[Code that draws figures]
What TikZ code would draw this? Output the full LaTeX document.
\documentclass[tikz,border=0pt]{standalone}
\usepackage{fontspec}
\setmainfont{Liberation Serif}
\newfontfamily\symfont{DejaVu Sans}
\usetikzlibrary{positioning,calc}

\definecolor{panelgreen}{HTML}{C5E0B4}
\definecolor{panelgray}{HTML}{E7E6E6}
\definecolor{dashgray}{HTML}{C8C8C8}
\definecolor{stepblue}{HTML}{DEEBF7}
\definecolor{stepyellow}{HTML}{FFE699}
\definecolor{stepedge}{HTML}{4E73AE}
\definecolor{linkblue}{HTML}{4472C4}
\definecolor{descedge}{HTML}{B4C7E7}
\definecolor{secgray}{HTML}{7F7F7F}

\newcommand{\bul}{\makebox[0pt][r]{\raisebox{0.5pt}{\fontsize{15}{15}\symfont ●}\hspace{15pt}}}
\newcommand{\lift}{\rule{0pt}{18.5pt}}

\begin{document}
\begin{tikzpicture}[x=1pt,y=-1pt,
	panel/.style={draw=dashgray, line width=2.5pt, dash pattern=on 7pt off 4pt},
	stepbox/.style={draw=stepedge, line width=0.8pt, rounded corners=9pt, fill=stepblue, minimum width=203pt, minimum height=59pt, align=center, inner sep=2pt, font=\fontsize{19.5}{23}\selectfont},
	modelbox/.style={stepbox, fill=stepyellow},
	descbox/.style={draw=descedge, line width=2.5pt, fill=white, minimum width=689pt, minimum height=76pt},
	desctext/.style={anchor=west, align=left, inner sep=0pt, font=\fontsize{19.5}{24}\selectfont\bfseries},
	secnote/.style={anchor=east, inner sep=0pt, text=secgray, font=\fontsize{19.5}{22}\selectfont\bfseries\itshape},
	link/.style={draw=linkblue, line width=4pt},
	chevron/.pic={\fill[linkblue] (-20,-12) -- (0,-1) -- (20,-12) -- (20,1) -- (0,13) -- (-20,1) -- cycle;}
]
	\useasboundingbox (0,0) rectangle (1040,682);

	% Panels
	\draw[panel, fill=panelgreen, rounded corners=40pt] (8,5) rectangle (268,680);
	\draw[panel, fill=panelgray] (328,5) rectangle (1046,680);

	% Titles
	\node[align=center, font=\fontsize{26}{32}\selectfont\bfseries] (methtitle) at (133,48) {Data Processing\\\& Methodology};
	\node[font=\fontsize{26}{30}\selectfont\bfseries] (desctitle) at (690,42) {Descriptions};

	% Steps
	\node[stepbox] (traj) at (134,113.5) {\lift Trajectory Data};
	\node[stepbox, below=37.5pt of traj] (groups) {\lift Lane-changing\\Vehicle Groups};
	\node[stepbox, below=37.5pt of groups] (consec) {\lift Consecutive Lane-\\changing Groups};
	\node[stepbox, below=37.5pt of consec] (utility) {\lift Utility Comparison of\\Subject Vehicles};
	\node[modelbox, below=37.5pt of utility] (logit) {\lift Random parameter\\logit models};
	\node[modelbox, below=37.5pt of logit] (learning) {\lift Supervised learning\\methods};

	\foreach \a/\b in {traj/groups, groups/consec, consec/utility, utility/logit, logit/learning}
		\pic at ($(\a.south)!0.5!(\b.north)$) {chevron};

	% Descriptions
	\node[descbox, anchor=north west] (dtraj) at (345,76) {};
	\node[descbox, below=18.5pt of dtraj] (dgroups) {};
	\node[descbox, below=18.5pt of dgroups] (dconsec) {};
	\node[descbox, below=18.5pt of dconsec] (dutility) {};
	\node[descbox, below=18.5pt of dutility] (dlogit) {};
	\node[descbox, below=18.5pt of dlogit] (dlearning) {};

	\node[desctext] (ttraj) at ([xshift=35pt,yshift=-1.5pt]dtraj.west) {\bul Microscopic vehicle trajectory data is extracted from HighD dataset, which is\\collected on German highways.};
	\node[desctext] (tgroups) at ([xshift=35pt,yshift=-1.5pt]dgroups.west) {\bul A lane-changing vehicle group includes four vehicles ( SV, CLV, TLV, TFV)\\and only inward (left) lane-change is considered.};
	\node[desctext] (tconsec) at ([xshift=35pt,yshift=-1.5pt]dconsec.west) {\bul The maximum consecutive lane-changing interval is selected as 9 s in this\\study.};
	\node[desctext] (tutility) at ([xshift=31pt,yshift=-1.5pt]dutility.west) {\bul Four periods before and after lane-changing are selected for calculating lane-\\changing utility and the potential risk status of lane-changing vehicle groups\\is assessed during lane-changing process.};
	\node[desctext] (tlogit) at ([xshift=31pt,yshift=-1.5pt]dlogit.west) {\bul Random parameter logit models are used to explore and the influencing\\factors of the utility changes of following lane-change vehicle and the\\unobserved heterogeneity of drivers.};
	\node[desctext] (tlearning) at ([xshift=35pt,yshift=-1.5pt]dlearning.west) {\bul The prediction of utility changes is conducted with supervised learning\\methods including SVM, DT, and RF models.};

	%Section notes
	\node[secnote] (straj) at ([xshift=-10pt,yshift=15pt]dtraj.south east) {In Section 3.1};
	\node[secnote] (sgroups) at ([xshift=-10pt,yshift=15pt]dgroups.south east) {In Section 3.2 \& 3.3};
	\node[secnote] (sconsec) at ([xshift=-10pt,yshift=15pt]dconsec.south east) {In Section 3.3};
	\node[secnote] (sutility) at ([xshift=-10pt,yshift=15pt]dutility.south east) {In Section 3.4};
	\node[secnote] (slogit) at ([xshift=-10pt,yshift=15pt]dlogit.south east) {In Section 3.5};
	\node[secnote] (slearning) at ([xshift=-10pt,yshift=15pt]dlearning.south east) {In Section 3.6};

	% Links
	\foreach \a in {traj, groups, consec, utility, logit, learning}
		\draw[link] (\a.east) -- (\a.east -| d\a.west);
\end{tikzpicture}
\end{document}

...

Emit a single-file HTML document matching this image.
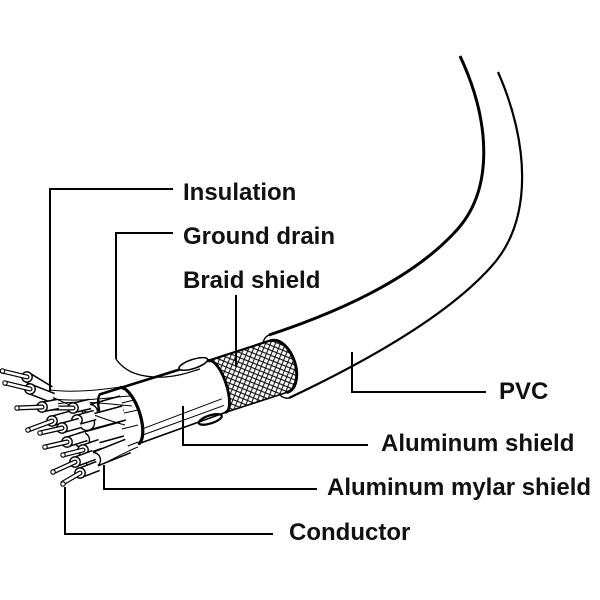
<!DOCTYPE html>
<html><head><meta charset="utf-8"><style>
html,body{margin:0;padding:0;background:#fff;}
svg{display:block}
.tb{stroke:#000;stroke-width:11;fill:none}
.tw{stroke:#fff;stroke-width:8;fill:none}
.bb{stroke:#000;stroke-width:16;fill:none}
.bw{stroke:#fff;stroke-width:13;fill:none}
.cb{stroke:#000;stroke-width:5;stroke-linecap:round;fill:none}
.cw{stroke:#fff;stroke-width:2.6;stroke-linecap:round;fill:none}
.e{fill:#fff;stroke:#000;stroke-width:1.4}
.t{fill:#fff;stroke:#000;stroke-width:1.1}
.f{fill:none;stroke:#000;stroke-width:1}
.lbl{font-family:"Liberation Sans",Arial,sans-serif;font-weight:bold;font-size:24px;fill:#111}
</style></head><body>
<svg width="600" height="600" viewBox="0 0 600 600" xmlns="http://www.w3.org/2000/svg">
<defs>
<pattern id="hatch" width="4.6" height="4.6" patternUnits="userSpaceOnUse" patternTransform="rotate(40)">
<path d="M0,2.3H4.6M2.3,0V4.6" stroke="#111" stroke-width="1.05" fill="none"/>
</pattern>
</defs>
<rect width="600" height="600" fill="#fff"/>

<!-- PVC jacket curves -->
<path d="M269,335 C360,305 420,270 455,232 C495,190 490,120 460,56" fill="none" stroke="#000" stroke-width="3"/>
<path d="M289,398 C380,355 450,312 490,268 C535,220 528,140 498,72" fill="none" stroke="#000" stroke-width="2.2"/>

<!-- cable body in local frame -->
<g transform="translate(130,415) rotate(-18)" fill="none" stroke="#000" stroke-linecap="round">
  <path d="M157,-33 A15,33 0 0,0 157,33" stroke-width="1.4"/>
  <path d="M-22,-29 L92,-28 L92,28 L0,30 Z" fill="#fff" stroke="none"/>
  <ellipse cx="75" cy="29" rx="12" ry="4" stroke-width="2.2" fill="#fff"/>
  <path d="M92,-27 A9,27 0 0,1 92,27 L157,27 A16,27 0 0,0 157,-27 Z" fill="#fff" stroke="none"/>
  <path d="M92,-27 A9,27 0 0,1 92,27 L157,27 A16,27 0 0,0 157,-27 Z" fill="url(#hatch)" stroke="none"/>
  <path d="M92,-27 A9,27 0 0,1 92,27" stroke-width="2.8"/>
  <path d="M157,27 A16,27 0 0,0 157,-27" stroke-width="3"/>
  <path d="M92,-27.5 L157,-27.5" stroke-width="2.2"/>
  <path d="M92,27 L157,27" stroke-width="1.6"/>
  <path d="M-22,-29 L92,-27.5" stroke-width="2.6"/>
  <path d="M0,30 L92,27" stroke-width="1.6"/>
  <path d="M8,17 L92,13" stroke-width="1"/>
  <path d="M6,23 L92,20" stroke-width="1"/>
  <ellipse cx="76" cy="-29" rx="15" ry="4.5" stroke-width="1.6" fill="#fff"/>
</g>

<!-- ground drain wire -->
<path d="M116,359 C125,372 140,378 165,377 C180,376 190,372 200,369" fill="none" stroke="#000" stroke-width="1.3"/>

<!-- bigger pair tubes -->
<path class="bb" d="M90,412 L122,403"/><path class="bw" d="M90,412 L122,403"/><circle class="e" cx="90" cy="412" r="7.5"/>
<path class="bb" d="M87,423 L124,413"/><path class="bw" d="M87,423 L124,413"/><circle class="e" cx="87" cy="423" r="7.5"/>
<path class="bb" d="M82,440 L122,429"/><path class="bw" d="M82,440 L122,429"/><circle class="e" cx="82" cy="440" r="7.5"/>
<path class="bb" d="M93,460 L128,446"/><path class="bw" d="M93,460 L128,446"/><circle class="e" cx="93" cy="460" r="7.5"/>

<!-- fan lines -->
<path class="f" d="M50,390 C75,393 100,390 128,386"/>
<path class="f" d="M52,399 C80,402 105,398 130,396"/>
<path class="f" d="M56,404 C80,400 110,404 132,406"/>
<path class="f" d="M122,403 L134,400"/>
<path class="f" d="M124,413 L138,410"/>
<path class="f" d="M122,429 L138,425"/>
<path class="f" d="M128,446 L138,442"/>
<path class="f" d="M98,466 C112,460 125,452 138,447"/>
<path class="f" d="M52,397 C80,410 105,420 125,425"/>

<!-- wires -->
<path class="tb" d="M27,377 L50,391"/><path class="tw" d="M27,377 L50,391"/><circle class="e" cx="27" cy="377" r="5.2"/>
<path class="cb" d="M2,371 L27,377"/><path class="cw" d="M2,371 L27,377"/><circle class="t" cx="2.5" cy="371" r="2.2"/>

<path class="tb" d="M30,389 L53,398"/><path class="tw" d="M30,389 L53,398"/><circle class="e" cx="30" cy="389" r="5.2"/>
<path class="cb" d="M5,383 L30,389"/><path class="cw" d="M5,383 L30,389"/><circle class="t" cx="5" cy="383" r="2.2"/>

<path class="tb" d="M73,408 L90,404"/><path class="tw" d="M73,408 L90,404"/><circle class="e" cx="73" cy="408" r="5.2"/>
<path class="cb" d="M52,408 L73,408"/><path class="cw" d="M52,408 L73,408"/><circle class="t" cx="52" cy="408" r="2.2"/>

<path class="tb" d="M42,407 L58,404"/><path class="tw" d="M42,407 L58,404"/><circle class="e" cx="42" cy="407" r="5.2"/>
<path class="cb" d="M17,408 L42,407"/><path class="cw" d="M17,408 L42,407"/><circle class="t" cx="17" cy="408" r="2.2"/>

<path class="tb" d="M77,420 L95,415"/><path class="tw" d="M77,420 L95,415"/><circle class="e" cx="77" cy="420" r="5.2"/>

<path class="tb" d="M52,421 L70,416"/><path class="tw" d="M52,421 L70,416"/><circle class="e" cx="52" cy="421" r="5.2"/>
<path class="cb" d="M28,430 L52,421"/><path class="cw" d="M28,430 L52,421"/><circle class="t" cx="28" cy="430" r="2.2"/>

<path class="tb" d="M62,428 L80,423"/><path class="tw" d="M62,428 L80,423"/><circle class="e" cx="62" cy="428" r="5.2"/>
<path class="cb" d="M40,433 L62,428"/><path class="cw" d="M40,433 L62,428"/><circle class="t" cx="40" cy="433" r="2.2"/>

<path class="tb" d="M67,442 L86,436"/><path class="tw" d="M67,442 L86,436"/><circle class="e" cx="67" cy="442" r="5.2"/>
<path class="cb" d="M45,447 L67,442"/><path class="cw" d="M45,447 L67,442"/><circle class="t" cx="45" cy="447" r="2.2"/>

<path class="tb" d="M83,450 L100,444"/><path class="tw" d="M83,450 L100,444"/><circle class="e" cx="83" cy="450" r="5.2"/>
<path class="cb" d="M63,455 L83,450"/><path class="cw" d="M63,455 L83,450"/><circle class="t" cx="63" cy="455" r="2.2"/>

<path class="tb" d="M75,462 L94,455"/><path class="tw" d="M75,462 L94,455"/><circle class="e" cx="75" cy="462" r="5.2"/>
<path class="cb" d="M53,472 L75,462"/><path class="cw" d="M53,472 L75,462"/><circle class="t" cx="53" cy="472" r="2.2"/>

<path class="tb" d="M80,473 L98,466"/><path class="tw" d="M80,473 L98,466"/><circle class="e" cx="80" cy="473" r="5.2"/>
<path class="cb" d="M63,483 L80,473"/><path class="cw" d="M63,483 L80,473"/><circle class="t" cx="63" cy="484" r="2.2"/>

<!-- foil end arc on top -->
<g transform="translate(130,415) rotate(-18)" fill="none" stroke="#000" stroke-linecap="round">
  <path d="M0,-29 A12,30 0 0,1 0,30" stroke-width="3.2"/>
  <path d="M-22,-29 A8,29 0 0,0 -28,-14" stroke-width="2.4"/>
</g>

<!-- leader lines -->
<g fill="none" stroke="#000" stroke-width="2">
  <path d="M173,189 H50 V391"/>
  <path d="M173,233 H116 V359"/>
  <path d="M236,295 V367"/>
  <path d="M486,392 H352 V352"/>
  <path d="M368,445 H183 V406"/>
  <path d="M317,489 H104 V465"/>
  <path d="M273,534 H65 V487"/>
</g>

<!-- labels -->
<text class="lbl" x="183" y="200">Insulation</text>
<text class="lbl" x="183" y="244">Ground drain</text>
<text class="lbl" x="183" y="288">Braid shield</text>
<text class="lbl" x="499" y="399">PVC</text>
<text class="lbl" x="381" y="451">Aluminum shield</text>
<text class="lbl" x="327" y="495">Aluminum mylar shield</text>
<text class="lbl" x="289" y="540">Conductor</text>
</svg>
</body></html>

- [SHORT PROBLEM]
State how many lines in the entries above include the word "this"; reply with the number alone.

- [CORRECT OUTPUT]
3